Tuesday, March 30, 2010

A Day in the Life

It’s 3 AM and I've awoken to the Beatles "A Day in the Life" playing in my head, sadly for me most the people I know are still sleeping.

Those who might wake up at 3AM will just roll over, fluff their pillow and drift off back to sleep. But to me, one of the best things about living part time in Charleston's historic district, rather than the look alike cloned houses and silent streets of urban planned subdivisions is that my Charleston neighborhood is alive even at the small hours that follow midnight.

The city is respectfully quiet, but there is life at every turn and knowing that I have two eager friends to walk along with me, makes the choice to go for a 3 AM walk easy. They never need encouragement, their otter tails banging everything in reach, my two happy clowns who the rest of the world calls "Labs" are ready to go and the three of us bound out the door.

Thunderstorms swept through Charleston around midnight and some of the streets are still flooded something you learn to live with if you call Charleston home.

Up on Broad the Blind Tiger has closed but the staff are still cleaning up. Along the East Bay a lone patrol car sits, the officer inside completing paperwork looks up just long enough to recognize Madison and Callie, he know the dogs but doesn’t know or acknowledge me.

The section known to all as Rainbow Row is dark and void of her famous pastel colors, simply muted tones of gray and white.

Along high battery all is quiet the harbor shrouded in low hanging clouds passing swiftly out to sea. It's still and the water nearly motionless.

Charleston is a city of subtle oddities. South Battery Street is a block from The Battery the street that runs along the battery is called Murray Boulevard.

Years ago they filled in the marsh land that had grown up over the years. After all the small ships and wharfs shut down, they built a sea wall and the property became prime real-estate so with the sea pushed back, homes sprang up.

In the dark dampness of the pre dawn hours I notice a lone fisherman, his pole, cooler and bucket.

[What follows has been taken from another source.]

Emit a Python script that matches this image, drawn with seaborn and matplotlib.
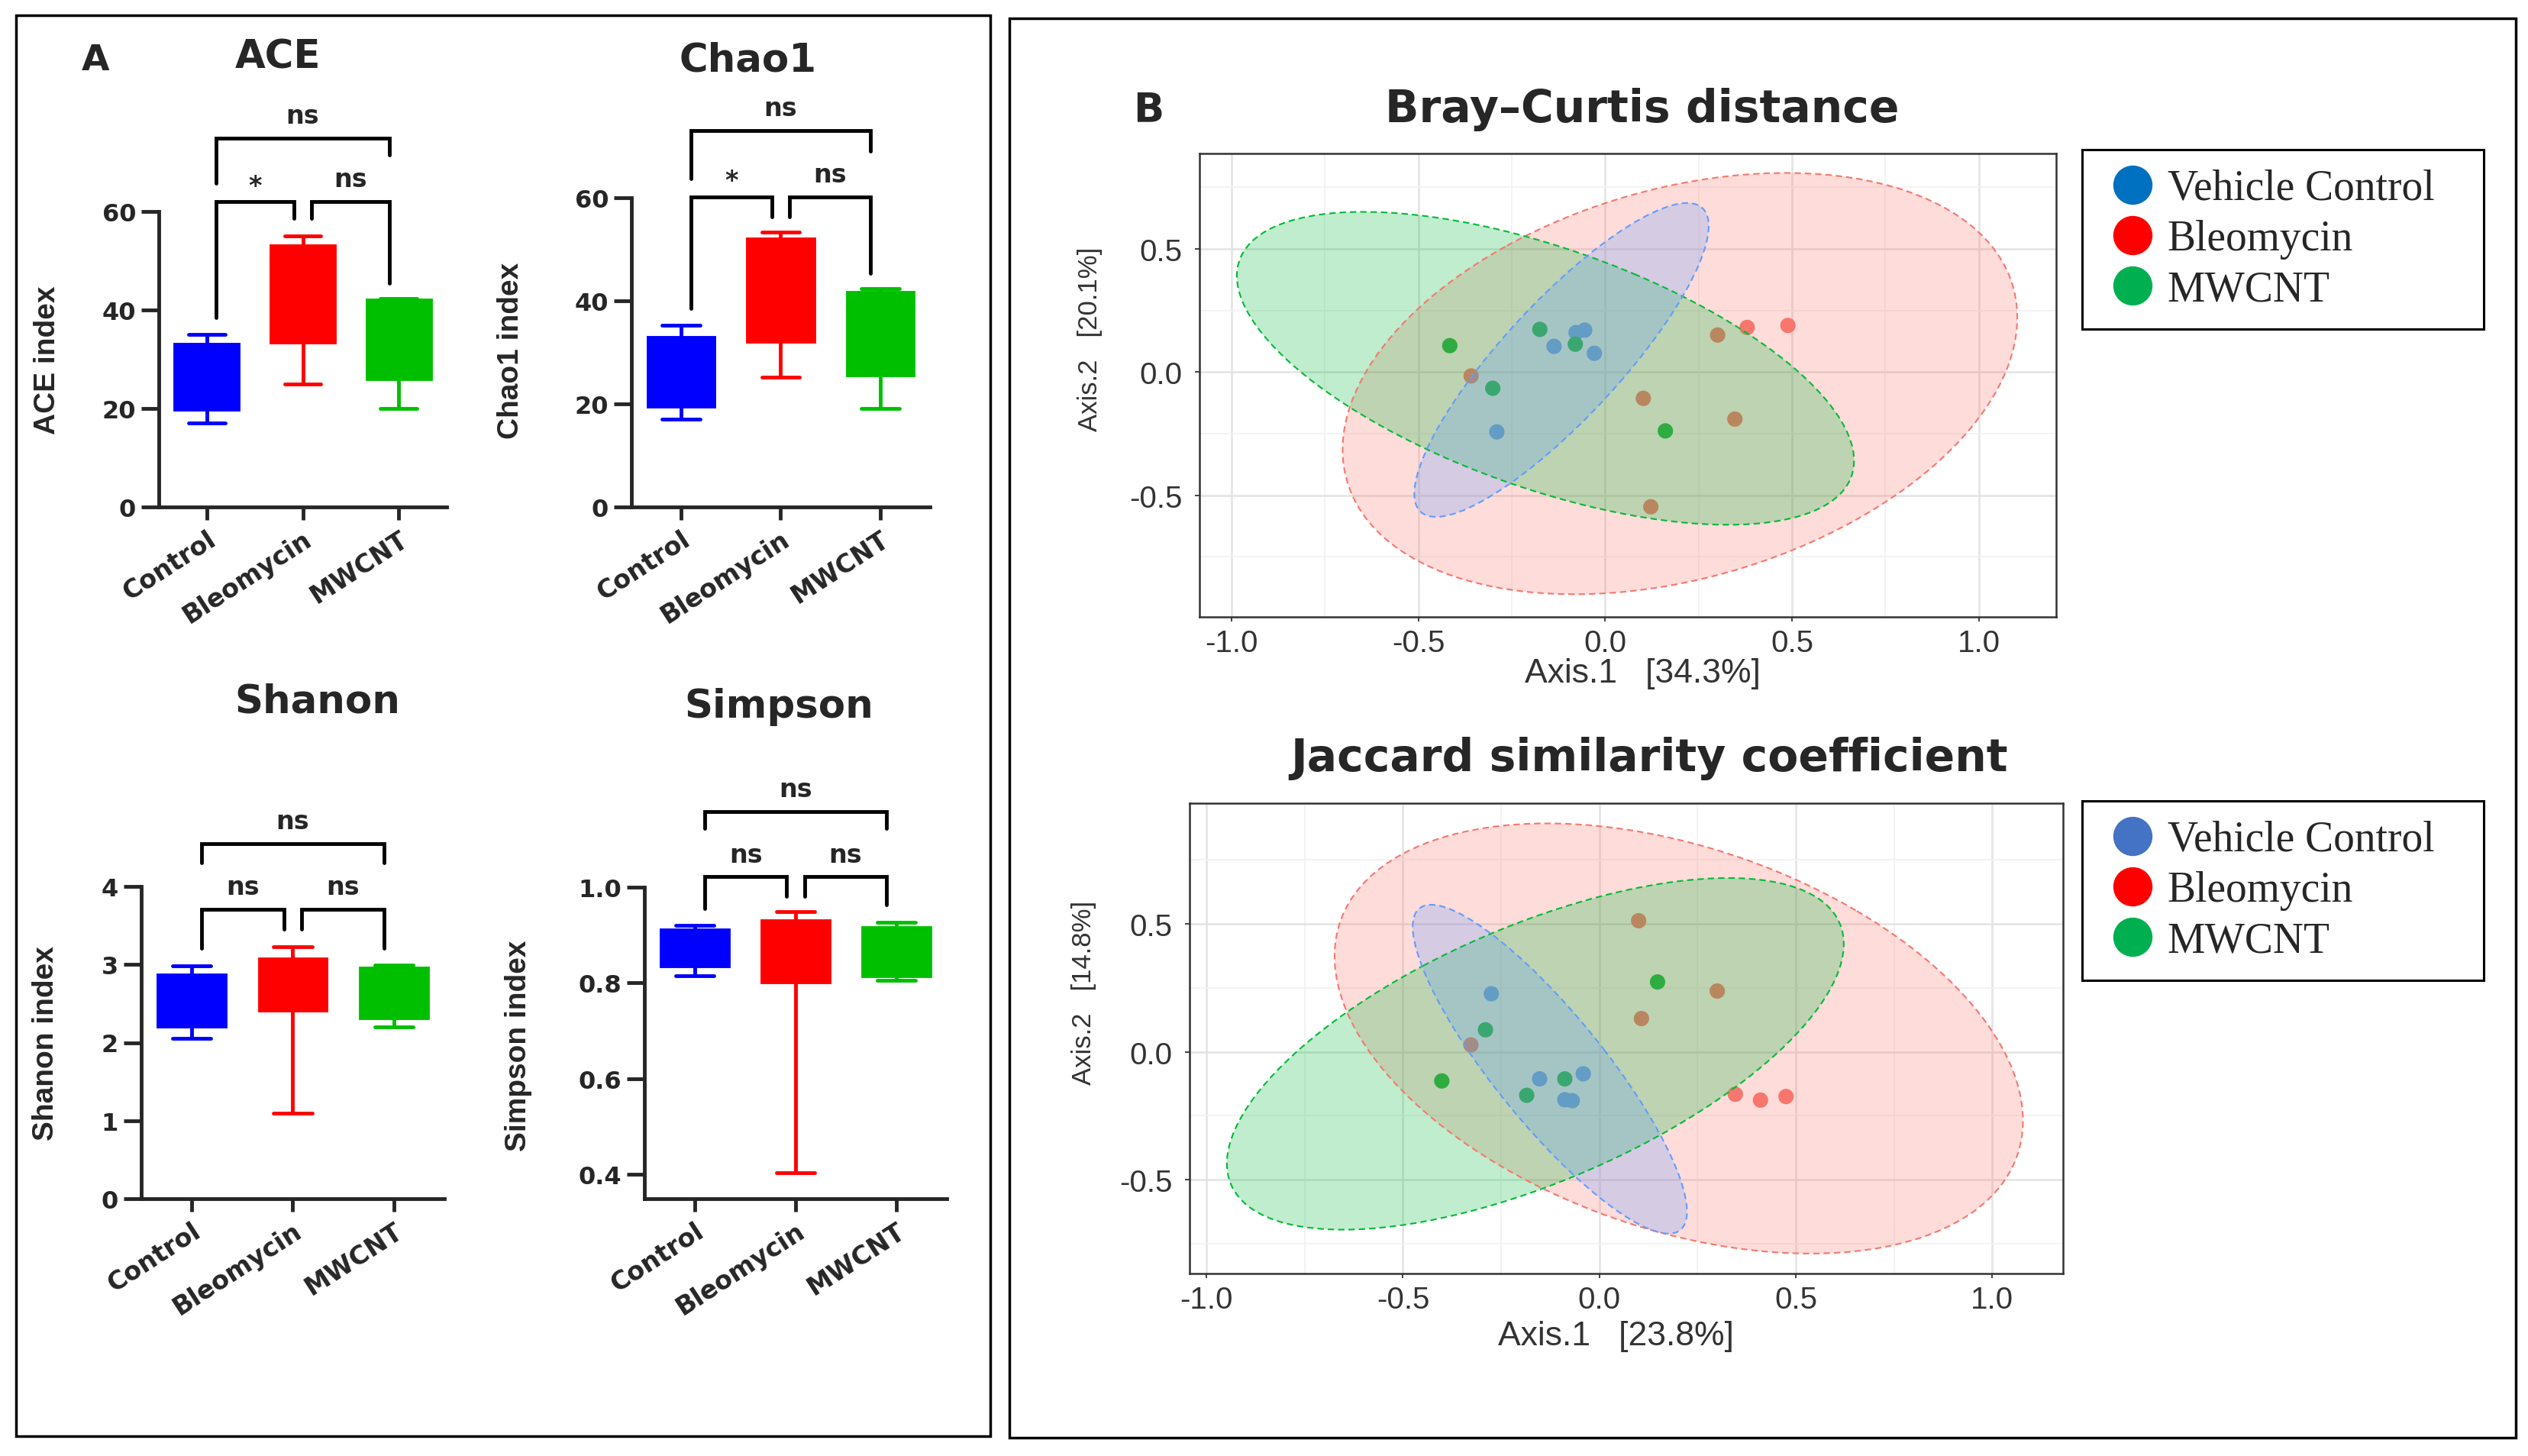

A lit cigarette in his mouth, he eyes my two dogs cautiously gives a friendly wave and casts his bait the to the tide.

My grandfather taught me long ago the fishing wasn’t just about where but about when, the moon and the tides all played into catching fish and tonight at 3AM the fishing is good. But this secret was only a secret to me for scattered down the concrete edge of the Ashley River are no less than 30 cars outside each darkened car are couple of poles and buckets. These buckets are about fifty feet apart, another fifty feet and another fisherman. Some sit, some lean, some are asleep in their cars, those who came together take turns watching the pole and checking their bait.

At 3AM this is an surprising sight and in the darkness their black faces are hard to see, they are all black and they are all fishing.

Good Morning, says Trenton, he’s afraid of Madison and Callie he says “Man them two dogs are so black I didn’t even see them until you was right here. I laugh and he knows why I’m laughing. Other than the fish Trenton just put in his bucket I’m the only white person on the battery this AM and Trenton is no more easy to see than Madison.

I circle the dogs back about ten feet and tell both Madison and Callie down. They drop like Marines on a drill sergeant’s command.

Trenton asks if they are black labs and stops me from answering by adding.
"I know they black."

I polity tell him yes they are black labs

They bite?


And they’ll just stay there.

Yes Sir, I reply.

They will stay as until I say OK.

He’s talking to me keeping an eye on Madison and Callie just in case they make a move.

Trenton tells me the moon is right and tides running so you fish when they are biting and proudly shows me a bucket of small fish.

Up and Down the battery the buckets are filled with the same small fish. The fishing is real good. Trenton say he's been fishing here a night for as long as he can remember, and that he used to come here with his father and his grandfather.

I learn they both have "passed" and his son's want no part of fish, or fishing.

We leave Trenton and the other fisherman behind and make out way past the Coast Guard Station in no time we are back home again.

We’ll leave Charleston alone for now. The black mass of fur has curled up into one ball each dog on top of the other. Two pairs of eyes look up at me and the tails thump the floor as if to say we'll ready to go again.

Stay I tell them and Madison lets out a big sigh.

Dawn is still mercifully 3 hours away sleep is not easy to come by with so much to do at 3AM.


Anonymous said...

Okay, Cedar, please clear this up for me!

Are you married?

In one Blog, you talk about being married and have photos of your wife, in another, you speak about a "relationship" with a News Anchor.

So which is it? Are you writing both, or are there different authors?

I am confused....

I spend a bit of time in Charleston with friends who live "South of Broad".

It is just as you describe it!

I love to visit, but could never live there full time, the summer heat and humidity are killer.

I visit in the winter!

But it is a place like no other.

Anonymous said...

Cedar you sure have an interesting life!

ThaQueenCity said...

I love these your stories! Keep'em coming Cedar!